Israel and Palestinians start post-Annapolis talks

JERUSALEM - Israeli and Palestinian negotiators met on Wednesday for the first formal peace talks in seven years as part of a U.S.-led drive for a Palestinian statehood deal before President George W. Bush leaves office.

Announced at a conference last month in Annapolis, Maryland, the talks are going ahead despite calls by some Palestinians for a boycott over Israeli plans to build new houses on occupied land in the Jerusalem area.

Israeli construction at the same settlement near Bethlehem -- known to Israelis as Har Homa and Palestinians as Abu Ghneim -- derailed previous peace talks in 1997.

Israeli Foreign Minister Tzipi Livni and former Palestinian Prime Minister Ahmed Qurie are leading the negotiations in Jerusalem.

At Annapolis, Israeli Prime Minister Ehud Olmert and Palestinian President Mahmoud Abbas agreed to try to reach a deal on Palestinian statehood by the end of 2008.

On Tuesday Israel mounted one of its biggest raids into the Hamas-run Gaza Strip since the Islamist group seized control in June, killing five militants as dozens of tanks and armoured cars pushed into the territory.

Hamas, which routed Abbas's Fatah faction in Gaza, has rejected the peace push with Israel and its grip on the territory could complicate talks.

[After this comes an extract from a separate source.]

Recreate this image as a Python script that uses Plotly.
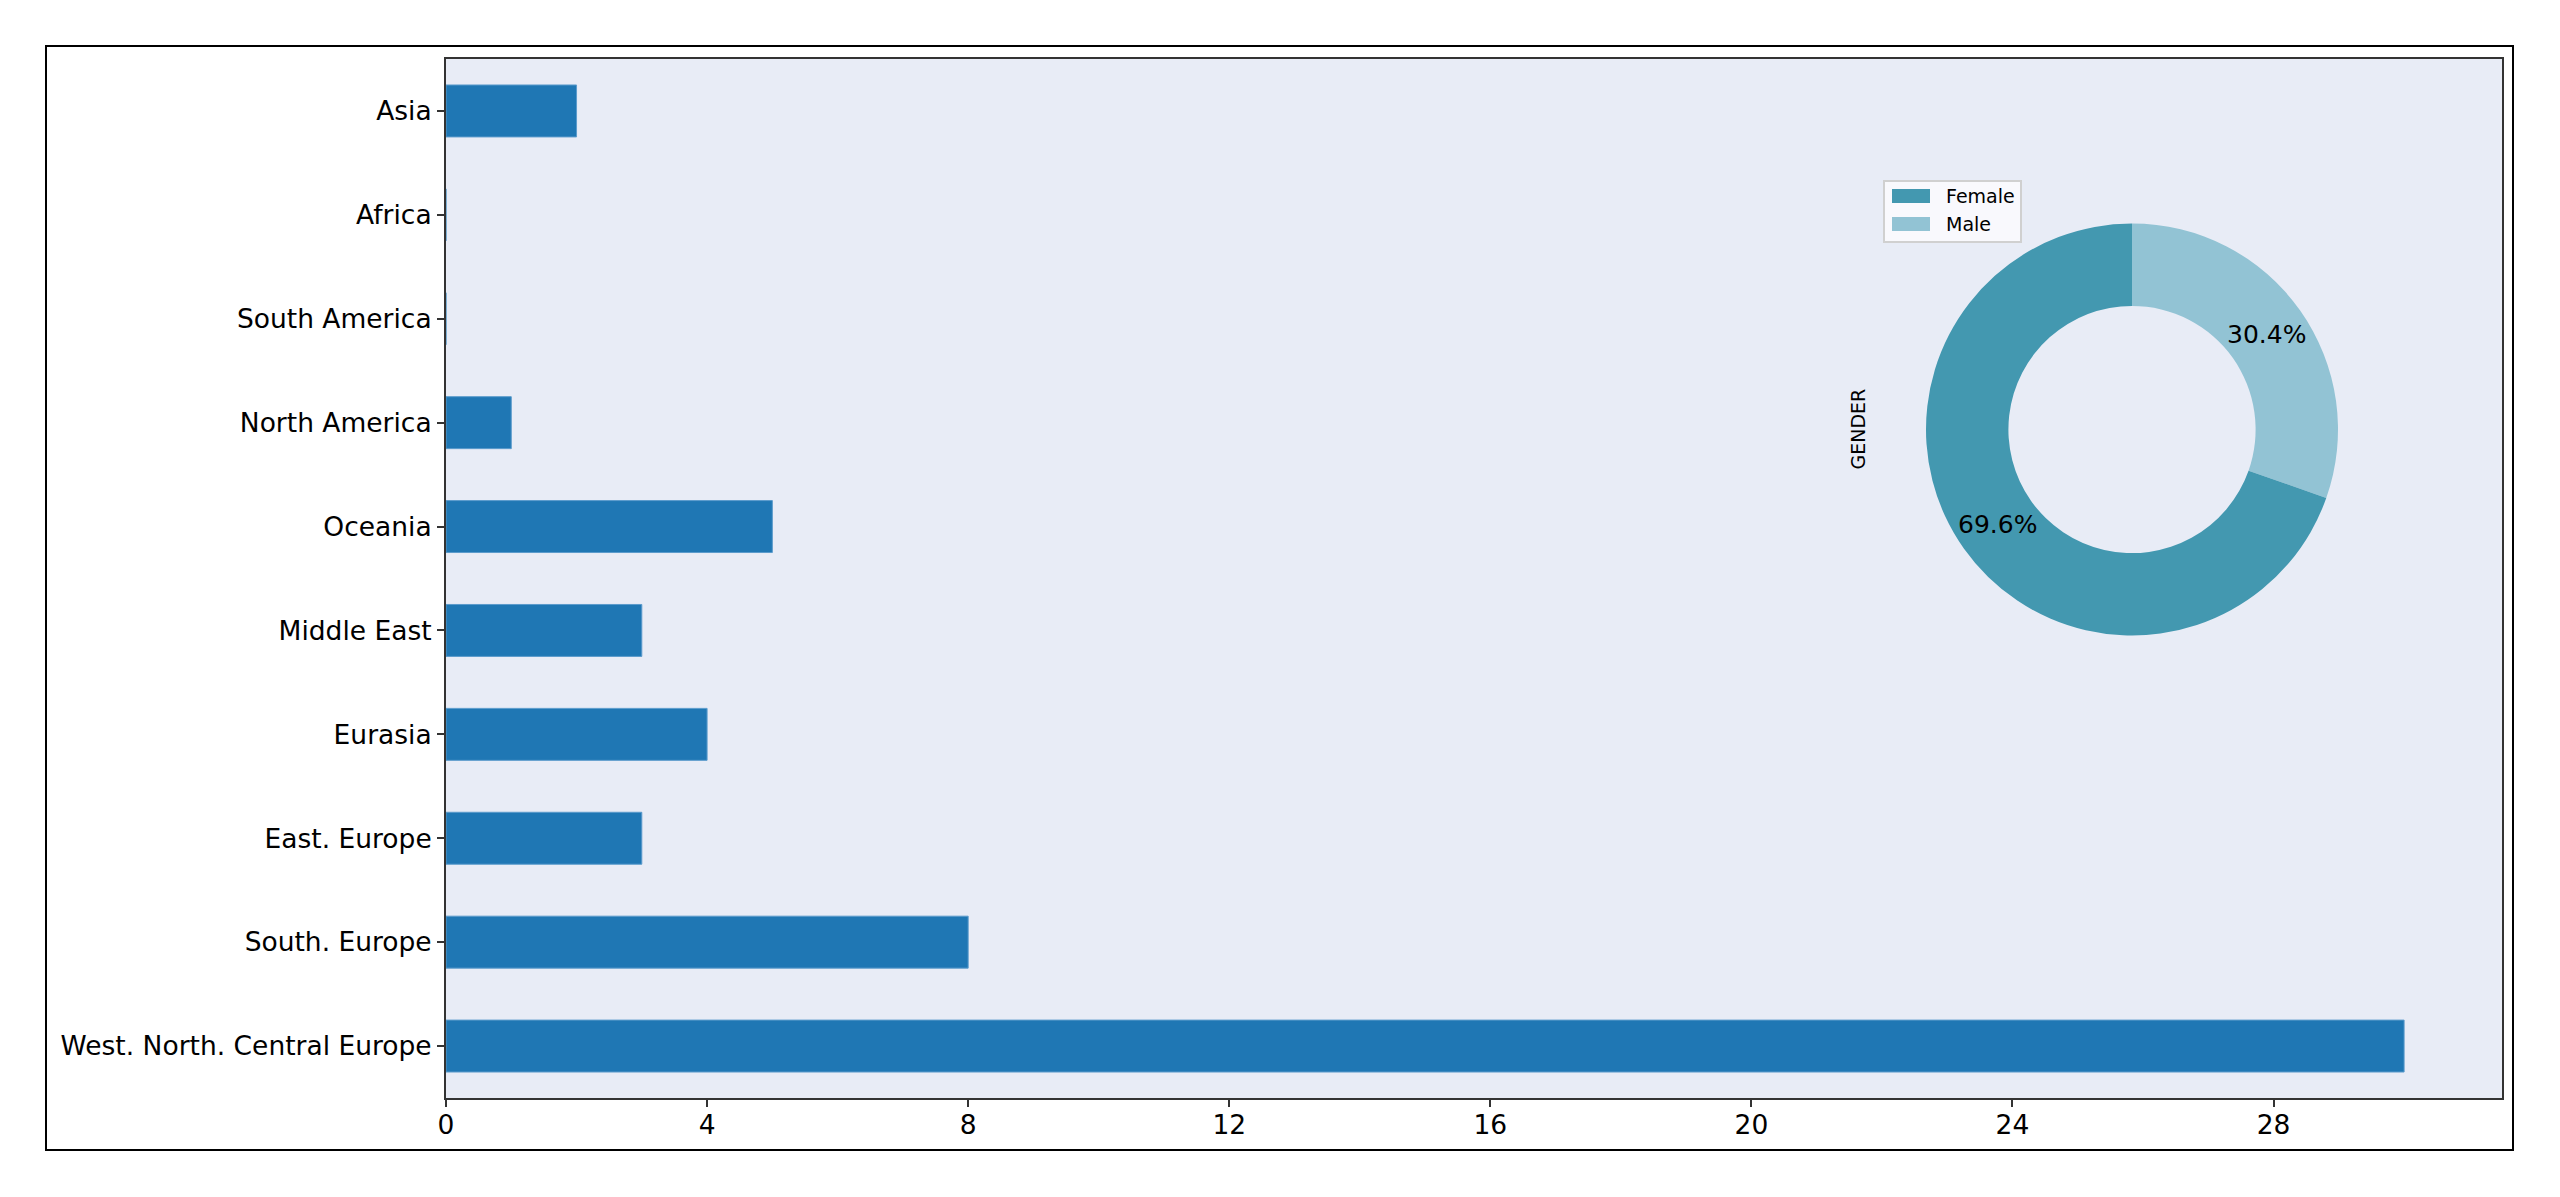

Israel regularly launches raids into the Gaza Strip to try to stop militants firing rockets and mortars into southern Israel. Olmert said late on Tuesday the Jewish state would "not stop" until it removed the rocket threat.

The militant group Islamic Jihad said it fired 14 rockets into Israel on Wednesday and vowed to keep up attacks. An army spokeswoman said at least 16 rockets and mortars were fired. There were no reports of casualties in southern Israel.

At least one Palestinian was killed in an explosion in Gaza on Wednesday, but the cause was not clear. The Israeli army said it was not aware of any Israeli attack.

PALESTINIANS CONSIDERED BOYCOTT

The military presented Olmert's security cabinet with plans to keep up pressure on Hamas with small incursions into Gaza and continued cuts in energy supplies, but said a broader invasion was not imminent, an official who attended the meeting said.

Israeli Foreign Ministry spokesman Arye Mekel said Wednesday's meeting would focus on procedural issues such as setting up negotiating sub-groups and the pace of talks.

Some Palestinian officials had considered boycotting the meeting after Israel issued a tender for about 300 new homes near Jerusalem on land it annexed during the 1967 Middle East war -- an annexation that is not recognised internationally.

Palestinian leaders decided to attend the talks and to focus on pressing Israel to freeze its settlement building.

"The essential point on our agenda today is the cessation of all settlement activities," senior Abbas aide Saeb Erekat said.

"We hope the Israeli government will revoke those tenders and not start building because that will really undermine efforts to advance the peace process," he added.

Israel says the building plan is legal but the tender provoked Palestinian outrage and rare censure from Washington.